§ Task to complete
Repeat what the lines below say, word for word, and skip every image.

§ Stored data
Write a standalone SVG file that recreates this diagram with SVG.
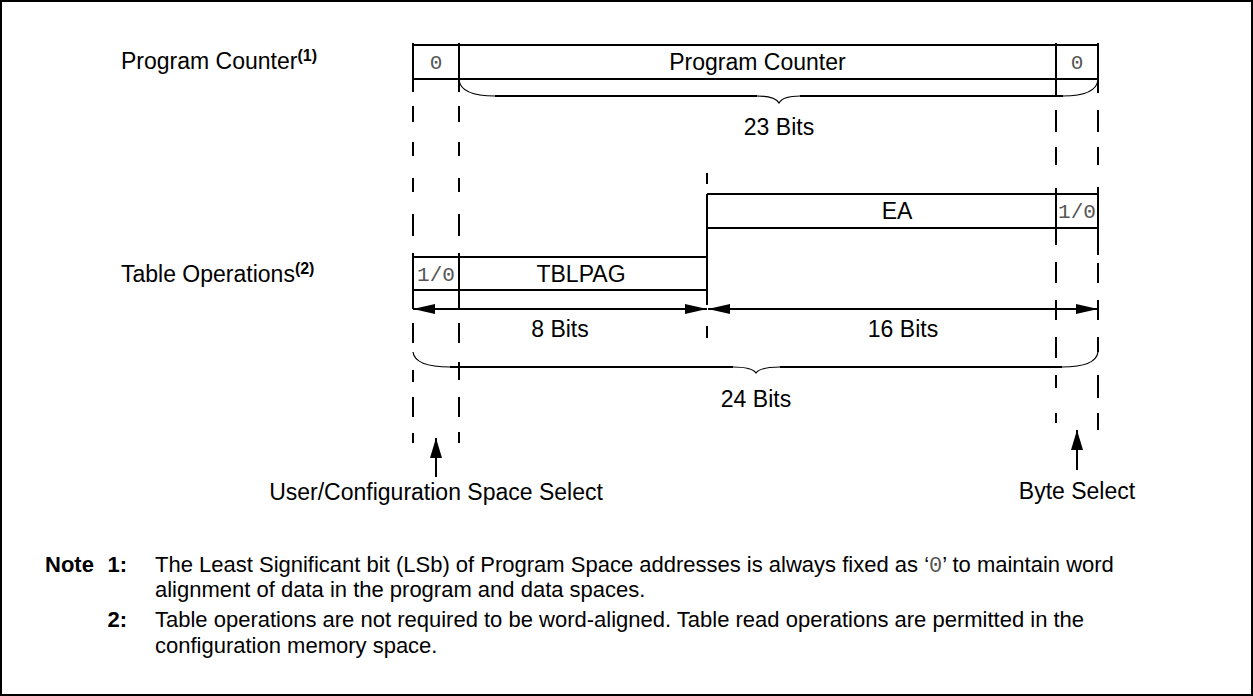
<svg xmlns="http://www.w3.org/2000/svg" width="1253" height="696" viewBox="0 0 1253 696">
<style>
.t{font-family:"Liberation Sans",Arial,Helvetica,sans-serif;font-size:23px;fill:#000}
.m{font-family:"Liberation Mono","Courier New",monospace;font-size:21px;fill:#555}
.b{font-weight:bold}
.sup{font-size:16px;font-weight:bold}
.n{font-size:22px}
.c{text-anchor:middle}
.e{text-anchor:end}
.ln{stroke:#000;stroke-width:2;fill:none}
.thin{stroke:#000;stroke-width:1.2;fill:none}
.dash{stroke:#000;stroke-width:2;fill:none}
</style>
<defs>
<marker id="ah" viewBox="0 0 22 10" refX="22" refY="5" markerWidth="22" markerHeight="10" markerUnits="userSpaceOnUse" orient="auto-start-reverse"><path d="M0,0 L22,5 L0,10 z" fill="#000"/></marker>
<marker id="ua" viewBox="0 0 20 12" refX="20" refY="6" markerWidth="20" markerHeight="12" markerUnits="userSpaceOnUse" orient="auto"><path d="M0,0 L20,6 L0,12 z" fill="#000"/></marker>
</defs>
<rect x="1" y="1" width="1251" height="694" fill="#fff" stroke="#000" stroke-width="2"/>

<g id="label-pc">
<text class="t" x="121" y="69">Program Counter<tspan class="sup" dy="-8">(1)</tspan></text>
</g>
<g id="label-tbl">
<text class="t" x="121" y="282">Table Operations<tspan class="sup" dy="-8">(2)</tspan></text>
</g>

<g id="pc-register">
<path class="ln" d="M413,45H1098M413,79H1098M413,43V92M459,43V92M1056,43V95M1098,43V93"/>
<text class="m c" x="436" y="69">0</text>
<text class="t c" x="757.5" y="70">Program Counter</text>
<text class="m c" x="1077" y="69">0</text>
</g>

<g id="ea-register">
<path class="ln" d="M707,194H1098M707,228H1098M707,194V305M1056,188V245M1098,187V255"/>
<text class="t c" x="897" y="219">EA</text>
<text class="m c" x="1077" y="218">1/0</text>
</g>

<g id="tblpag-register">
<path class="ln" d="M413,257H707M413,290H707M413,253V309M459,253V309"/>
<text class="m c" x="436" y="281">1/0</text>
<text class="t c" x="581" y="282">TBLPAG</text>
</g>

<g id="connectors">
<path class="dash" d="M413,106V122M413,142V156M413,178V192M413,214V236M413,323V343M413,370V382M413,397V417M413,433V443"/>
<path class="dash" d="M459,106V122M459,142V156M459,178V192M459,214V236M459,323V343M459,362V380M459,397V417M459,432V443"/>
<path class="dash" d="M707,173V184M707,326V338"/>
<path class="dash" d="M1056,110V132M1056,147V165M1056,262V283M1056,300V320M1056,337V358M1056,375V388M1056,413V423"/>
<path class="dash" d="M1098,110V132M1098,147V165M1098,263V283M1098,300V320M1098,337V352M1098,375V398M1098,413V430"/>

<path class="thin" d="M459,80 Q461,96 495,96"/>
<path class="ln" d="M495,96H757"/>
<path class="thin" d="M757,96 Q775,96 779,103 Q783,96 800,96"/>
<path class="ln" d="M800,96H1063"/>
<path class="thin" d="M1063,96 Q1096,96 1098,80"/>

<path class="thin" d="M413,352 Q415,367 450,367"/>
<path class="ln" d="M450,367H733"/>
<path class="thin" d="M733,367 Q752,367 756,373 Q760,367 780,367"/>
<path class="ln" d="M780,367H1062"/>
<path class="thin" d="M1062,367 Q1096,367 1098,352"/>

<line class="ln" x1="413" y1="309" x2="707" y2="309" marker-start="url(#ah)" marker-end="url(#ah)"/>
<line class="ln" x1="708" y1="309" x2="1098" y2="309" marker-start="url(#ah)" marker-end="url(#ah)"/>

<line class="ln" x1="436" y1="477" x2="436" y2="438" marker-end="url(#ua)"/>
<line class="ln" x1="1077" y1="470" x2="1077" y2="430" marker-end="url(#ua)"/>
</g>

<g id="labels">
<text class="t c" x="779" y="135">23 Bits</text>
<text class="t c" x="560" y="337">8 Bits</text>
<text class="t c" x="903" y="337">16 Bits</text>
<text class="t c" x="756" y="407">24 Bits</text>
<text class="t c" x="436" y="500">User/Configuration Space Select</text>
<text class="t c" x="1077" y="499">Byte Select</text>
</g>

<g id="notes">
<text class="t n b" x="45" y="572">Note</text>
<text class="t n b e" x="127" y="572">1:</text>
<text class="t n" x="155" y="572">The Least Significant bit (LSb) of Program Space addresses is always fixed as ‘<tspan class="m n" style="fill:#555">0</tspan>’ to maintain word</text>
<text class="t n" x="155" y="597">alignment of data in the program and data spaces.</text>
<text class="t n b e" x="127" y="627">2:</text>
<text class="t n" x="155" y="627">Table operations are not required to be word-aligned. Table read operations are permitted in the</text>
<text class="t n" x="155" y="653">configuration memory space.</text>
</g>
</svg>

§ Expected answer
Write a standalone SVG file that recreates this diagram with SVG.
<svg xmlns="http://www.w3.org/2000/svg" width="1253" height="696" viewBox="0 0 1253 696">
<style>
.t{font-family:"Liberation Sans",Arial,Helvetica,sans-serif;font-size:23px;fill:#000}
.m{font-family:"Liberation Mono","Courier New",monospace;font-size:21px;fill:#555}
.b{font-weight:bold}
.sup{font-size:16px;font-weight:bold}
.n{font-size:22px}
.c{text-anchor:middle}
.e{text-anchor:end}
.ln{stroke:#000;stroke-width:2;fill:none}
.thin{stroke:#000;stroke-width:1.2;fill:none}
.dash{stroke:#000;stroke-width:2;fill:none}
</style>
<defs>
<marker id="ah" viewBox="0 0 22 10" refX="22" refY="5" markerWidth="22" markerHeight="10" markerUnits="userSpaceOnUse" orient="auto-start-reverse"><path d="M0,0 L22,5 L0,10 z" fill="#000"/></marker>
<marker id="ua" viewBox="0 0 20 12" refX="20" refY="6" markerWidth="20" markerHeight="12" markerUnits="userSpaceOnUse" orient="auto"><path d="M0,0 L20,6 L0,12 z" fill="#000"/></marker>
</defs>
<rect x="1" y="1" width="1251" height="694" fill="#fff" stroke="#000" stroke-width="2"/>

<g id="label-pc">
<text class="t" x="121" y="69">Program Counter<tspan class="sup" dy="-8">(1)</tspan></text>
</g>
<g id="label-tbl">
<text class="t" x="121" y="282">Table Operations<tspan class="sup" dy="-8">(2)</tspan></text>
</g>

<g id="pc-register">
<path class="ln" d="M413,45H1098M413,79H1098M413,43V92M459,43V92M1056,43V95M1098,43V93"/>
<text class="m c" x="436" y="69">0</text>
<text class="t c" x="757.5" y="70">Program Counter</text>
<text class="m c" x="1077" y="69">0</text>
</g>

<g id="ea-register">
<path class="ln" d="M707,194H1098M707,228H1098M707,194V305M1056,188V245M1098,187V255"/>
<text class="t c" x="897" y="219">EA</text>
<text class="m c" x="1077" y="218">1/0</text>
</g>

<g id="tblpag-register">
<path class="ln" d="M413,257H707M413,290H707M413,253V309M459,253V309"/>
<text class="m c" x="436" y="281">1/0</text>
<text class="t c" x="581" y="282">TBLPAG</text>
</g>

<g id="connectors">
<path class="dash" d="M413,106V122M413,142V156M413,178V192M413,214V236M413,323V343M413,370V382M413,397V417M413,433V443"/>
<path class="dash" d="M459,106V122M459,142V156M459,178V192M459,214V236M459,323V343M459,362V380M459,397V417M459,432V443"/>
<path class="dash" d="M707,173V184M707,326V338"/>
<path class="dash" d="M1056,110V132M1056,147V165M1056,262V283M1056,300V320M1056,337V358M1056,375V388M1056,413V423"/>
<path class="dash" d="M1098,110V132M1098,147V165M1098,263V283M1098,300V320M1098,337V352M1098,375V398M1098,413V430"/>

<path class="thin" d="M459,80 Q461,96 495,96"/>
<path class="ln" d="M495,96H757"/>
<path class="thin" d="M757,96 Q775,96 779,103 Q783,96 800,96"/>
<path class="ln" d="M800,96H1063"/>
<path class="thin" d="M1063,96 Q1096,96 1098,80"/>

<path class="thin" d="M413,352 Q415,367 450,367"/>
<path class="ln" d="M450,367H733"/>
<path class="thin" d="M733,367 Q752,367 756,373 Q760,367 780,367"/>
<path class="ln" d="M780,367H1062"/>
<path class="thin" d="M1062,367 Q1096,367 1098,352"/>

<line class="ln" x1="413" y1="309" x2="707" y2="309" marker-start="url(#ah)" marker-end="url(#ah)"/>
<line class="ln" x1="708" y1="309" x2="1098" y2="309" marker-start="url(#ah)" marker-end="url(#ah)"/>

<line class="ln" x1="436" y1="477" x2="436" y2="438" marker-end="url(#ua)"/>
<line class="ln" x1="1077" y1="470" x2="1077" y2="430" marker-end="url(#ua)"/>
</g>

<g id="labels">
<text class="t c" x="779" y="135">23 Bits</text>
<text class="t c" x="560" y="337">8 Bits</text>
<text class="t c" x="903" y="337">16 Bits</text>
<text class="t c" x="756" y="407">24 Bits</text>
<text class="t c" x="436" y="500">User/Configuration Space Select</text>
<text class="t c" x="1077" y="499">Byte Select</text>
</g>

<g id="notes">
<text class="t n b" x="45" y="572">Note</text>
<text class="t n b e" x="127" y="572">1:</text>
<text class="t n" x="155" y="572">The Least Significant bit (LSb) of Program Space addresses is always fixed as ‘<tspan class="m n" style="fill:#555">0</tspan>’ to maintain word</text>
<text class="t n" x="155" y="597">alignment of data in the program and data spaces.</text>
<text class="t n b e" x="127" y="627">2:</text>
<text class="t n" x="155" y="627">Table operations are not required to be word-aligned. Table read operations are permitted in the</text>
<text class="t n" x="155" y="653">configuration memory space.</text>
</g>
</svg>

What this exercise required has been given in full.